- Toys R Us has rejected as too low an $890 million bid from MGA Entertainment CEO Isaac Larian for the toy retailer's Canadian business and 200 U.S. stores, according to reports from the Wall Street Journal and CNN, both of which cited unnamed sources. Toys R Us attorneys did not immediately reply to Retail Dive's request for comment.
- According to the Journal, Larian's offer did not "meet the qualified bid threshold under the court-approved auction procedures" and so Toys R Us took the offer off the table, a source told the newspaper. Larian said in a statement emailed to Retail Dive that he hadn't been notified of the rejection, but said if true the development "is very disappointing."
- The retailer adjourned the bankruptcy auction for its Canadian unit yesterday and will now hold it on April 23, according to a court filing. Larian added in his statement that he hopes and expects to participate in the bid process. "We feel confident that we submitted a fair valuation of the company's U.S. assets in an effort to save the business and over 130,000 domestic jobs," he said.

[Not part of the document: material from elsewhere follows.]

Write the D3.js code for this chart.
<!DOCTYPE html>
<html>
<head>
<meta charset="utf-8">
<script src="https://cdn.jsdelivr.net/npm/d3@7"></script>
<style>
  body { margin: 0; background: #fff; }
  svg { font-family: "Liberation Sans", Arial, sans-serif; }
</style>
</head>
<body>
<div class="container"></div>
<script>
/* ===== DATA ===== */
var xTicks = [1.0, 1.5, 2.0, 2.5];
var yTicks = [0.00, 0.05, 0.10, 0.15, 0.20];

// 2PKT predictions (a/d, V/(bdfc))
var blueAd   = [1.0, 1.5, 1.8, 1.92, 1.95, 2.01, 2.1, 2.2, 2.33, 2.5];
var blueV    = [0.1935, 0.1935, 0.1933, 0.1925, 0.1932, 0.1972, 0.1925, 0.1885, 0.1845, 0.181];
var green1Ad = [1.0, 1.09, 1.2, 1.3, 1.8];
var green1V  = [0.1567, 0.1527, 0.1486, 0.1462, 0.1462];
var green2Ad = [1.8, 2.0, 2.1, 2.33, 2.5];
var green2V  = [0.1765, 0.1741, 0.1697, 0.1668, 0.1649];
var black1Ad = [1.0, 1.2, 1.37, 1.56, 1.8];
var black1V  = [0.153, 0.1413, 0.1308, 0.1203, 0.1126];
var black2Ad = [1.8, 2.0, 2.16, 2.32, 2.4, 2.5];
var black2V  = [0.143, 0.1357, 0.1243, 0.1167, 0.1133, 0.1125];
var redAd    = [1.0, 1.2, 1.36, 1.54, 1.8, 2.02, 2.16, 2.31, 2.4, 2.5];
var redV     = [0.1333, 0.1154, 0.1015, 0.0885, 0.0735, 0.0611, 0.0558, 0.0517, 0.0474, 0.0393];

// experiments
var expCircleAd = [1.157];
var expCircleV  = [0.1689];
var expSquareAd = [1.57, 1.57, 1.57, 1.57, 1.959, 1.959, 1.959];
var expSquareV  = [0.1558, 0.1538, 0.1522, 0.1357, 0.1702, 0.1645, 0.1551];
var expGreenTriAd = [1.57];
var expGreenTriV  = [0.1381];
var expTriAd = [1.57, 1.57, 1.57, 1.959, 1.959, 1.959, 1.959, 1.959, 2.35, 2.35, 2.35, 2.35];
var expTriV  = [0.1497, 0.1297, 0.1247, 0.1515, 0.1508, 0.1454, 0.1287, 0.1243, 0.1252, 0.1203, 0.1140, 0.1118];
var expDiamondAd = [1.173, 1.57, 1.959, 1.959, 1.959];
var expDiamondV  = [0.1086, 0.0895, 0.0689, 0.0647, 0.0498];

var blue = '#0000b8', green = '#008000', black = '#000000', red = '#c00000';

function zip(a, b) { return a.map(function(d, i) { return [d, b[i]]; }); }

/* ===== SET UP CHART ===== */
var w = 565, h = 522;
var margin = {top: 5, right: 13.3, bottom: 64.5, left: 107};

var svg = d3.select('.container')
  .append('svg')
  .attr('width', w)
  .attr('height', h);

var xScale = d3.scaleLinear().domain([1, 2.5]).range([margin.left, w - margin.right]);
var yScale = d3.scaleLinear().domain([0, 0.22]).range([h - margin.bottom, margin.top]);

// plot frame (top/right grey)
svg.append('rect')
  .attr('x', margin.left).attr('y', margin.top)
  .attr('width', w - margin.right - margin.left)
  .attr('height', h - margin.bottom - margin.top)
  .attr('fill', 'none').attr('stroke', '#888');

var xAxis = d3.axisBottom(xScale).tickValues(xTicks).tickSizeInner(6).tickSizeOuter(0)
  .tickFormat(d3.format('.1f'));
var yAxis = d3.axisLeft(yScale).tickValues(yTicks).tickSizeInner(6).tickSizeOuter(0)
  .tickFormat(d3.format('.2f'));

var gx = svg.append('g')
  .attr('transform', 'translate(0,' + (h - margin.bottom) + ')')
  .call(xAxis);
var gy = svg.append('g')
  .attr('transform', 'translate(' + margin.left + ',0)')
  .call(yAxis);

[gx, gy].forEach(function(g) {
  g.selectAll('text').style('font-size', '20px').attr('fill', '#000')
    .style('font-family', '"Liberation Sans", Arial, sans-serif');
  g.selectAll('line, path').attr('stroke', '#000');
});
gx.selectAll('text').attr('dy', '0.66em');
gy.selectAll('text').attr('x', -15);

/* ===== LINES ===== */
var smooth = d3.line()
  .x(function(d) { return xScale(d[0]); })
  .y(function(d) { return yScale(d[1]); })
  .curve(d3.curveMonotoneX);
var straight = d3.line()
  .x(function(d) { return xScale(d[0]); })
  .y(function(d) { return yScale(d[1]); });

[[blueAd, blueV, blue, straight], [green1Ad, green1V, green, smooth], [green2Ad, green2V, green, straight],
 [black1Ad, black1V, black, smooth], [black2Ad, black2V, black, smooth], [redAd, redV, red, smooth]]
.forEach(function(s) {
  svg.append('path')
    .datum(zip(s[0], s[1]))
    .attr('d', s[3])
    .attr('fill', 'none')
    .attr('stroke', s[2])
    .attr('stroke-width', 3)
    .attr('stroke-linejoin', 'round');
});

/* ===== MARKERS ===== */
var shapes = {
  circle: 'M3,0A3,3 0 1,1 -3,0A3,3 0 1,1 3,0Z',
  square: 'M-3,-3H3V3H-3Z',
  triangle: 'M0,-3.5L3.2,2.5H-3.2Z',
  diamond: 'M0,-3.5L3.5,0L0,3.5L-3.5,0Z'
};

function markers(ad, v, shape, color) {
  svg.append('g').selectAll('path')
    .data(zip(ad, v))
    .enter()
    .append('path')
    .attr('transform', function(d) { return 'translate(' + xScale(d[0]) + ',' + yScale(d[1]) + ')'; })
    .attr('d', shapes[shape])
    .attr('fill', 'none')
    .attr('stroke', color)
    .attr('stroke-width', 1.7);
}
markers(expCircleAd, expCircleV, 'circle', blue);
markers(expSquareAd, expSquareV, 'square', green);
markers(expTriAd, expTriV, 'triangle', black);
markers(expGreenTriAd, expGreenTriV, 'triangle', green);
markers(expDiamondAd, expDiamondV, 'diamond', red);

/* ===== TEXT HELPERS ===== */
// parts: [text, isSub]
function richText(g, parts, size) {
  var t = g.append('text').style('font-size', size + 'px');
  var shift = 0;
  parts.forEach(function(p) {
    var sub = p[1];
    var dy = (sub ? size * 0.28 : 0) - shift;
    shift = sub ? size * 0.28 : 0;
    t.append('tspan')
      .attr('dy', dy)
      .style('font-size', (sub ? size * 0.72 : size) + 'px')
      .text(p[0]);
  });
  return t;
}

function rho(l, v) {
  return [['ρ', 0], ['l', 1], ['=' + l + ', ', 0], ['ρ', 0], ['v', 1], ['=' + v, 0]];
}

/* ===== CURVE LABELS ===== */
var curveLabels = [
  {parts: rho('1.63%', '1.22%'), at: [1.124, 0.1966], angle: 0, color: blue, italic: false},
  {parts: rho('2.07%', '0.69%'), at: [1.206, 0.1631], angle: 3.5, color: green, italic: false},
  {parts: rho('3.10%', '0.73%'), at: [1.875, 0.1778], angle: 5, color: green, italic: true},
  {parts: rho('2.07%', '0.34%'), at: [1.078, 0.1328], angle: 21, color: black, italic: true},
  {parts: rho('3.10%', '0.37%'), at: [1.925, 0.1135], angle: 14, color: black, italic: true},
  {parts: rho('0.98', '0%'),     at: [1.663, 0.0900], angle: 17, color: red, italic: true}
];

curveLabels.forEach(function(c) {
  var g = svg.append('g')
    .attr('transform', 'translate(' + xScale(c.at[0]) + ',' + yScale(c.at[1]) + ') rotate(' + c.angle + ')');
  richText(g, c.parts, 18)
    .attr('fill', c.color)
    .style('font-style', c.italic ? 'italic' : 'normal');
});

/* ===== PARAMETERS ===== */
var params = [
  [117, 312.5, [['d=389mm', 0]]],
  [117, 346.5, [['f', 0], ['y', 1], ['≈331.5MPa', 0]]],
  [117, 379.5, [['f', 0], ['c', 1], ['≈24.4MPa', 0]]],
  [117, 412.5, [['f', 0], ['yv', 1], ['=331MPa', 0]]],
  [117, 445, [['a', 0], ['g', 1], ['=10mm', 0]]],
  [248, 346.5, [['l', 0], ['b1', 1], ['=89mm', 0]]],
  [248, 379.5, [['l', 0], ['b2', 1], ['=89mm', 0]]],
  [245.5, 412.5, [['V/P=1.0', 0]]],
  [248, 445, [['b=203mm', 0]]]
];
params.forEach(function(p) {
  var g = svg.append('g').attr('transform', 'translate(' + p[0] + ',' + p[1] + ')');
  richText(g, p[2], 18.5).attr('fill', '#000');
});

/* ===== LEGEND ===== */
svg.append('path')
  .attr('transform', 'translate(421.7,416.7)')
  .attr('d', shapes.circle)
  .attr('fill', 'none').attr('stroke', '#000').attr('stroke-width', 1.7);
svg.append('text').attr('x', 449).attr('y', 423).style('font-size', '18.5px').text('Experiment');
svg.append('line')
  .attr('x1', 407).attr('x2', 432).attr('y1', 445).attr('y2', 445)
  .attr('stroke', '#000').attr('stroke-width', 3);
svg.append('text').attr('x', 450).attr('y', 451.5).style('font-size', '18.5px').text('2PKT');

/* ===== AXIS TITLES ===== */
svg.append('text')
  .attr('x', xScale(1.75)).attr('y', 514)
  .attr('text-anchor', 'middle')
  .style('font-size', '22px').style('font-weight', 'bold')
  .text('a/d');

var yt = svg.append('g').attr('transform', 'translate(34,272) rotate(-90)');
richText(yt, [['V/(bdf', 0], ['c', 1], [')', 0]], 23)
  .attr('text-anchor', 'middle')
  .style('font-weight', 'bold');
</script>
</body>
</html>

The chances of Toys R Us surviving as an operating retailer in the U.S. keep narrowing.
Larian's bid was, apparently, the only one that would have preserved some piece of the company's U.S. business. It's possible he had been in talks with the retailer for months, given the specificity of the bid, which corresponded with statements in court filings from Toys R Us attorneys in March that the retailer had "developed a potentially value-maximizing transaction" that would save its top 200-performing U.S. stores as part of an acquisition of the company's Canadian business.
Joshua Friedman, a legal analyst with Debtwire, told Retail Dive that such a rejection would likely indicate Larian's bid was "lower than the forecasted liquidation scenario and would have resulted in worse recoveries for [Toy R Us'] secured creditors," or it might have been untenable based on other contingencies.
"An auction would only take place if sufficient qualified bids were received," Friedman added. "If the Larian bid is not materially improved, assuming it was actually rejected, then another bidder would have to step up to the plate to make a bid; otherwise, the liquidation will be full speed ahead."
The collapse of Toys R Us is also likely to increase the market power of Target, Walmart, Amazon and other massive retailers that don't rely on toy sales year round and can afford to position toys as loss leaders during the holiday shopping season to drive traffic.
Mass merchants and other large sellers helped drive Toys R Us toward retail oblivion. The toy seller was outgunned on price by rivals during the holiday season, as it has been for several years now. It also made numerous operational bungles during the period, which along with competition and consumers wary of buying gift cards from a bankrupt retailer, made for a disastrous fourth quarter sales decline that set the retailer's U.S. liquidation into motion.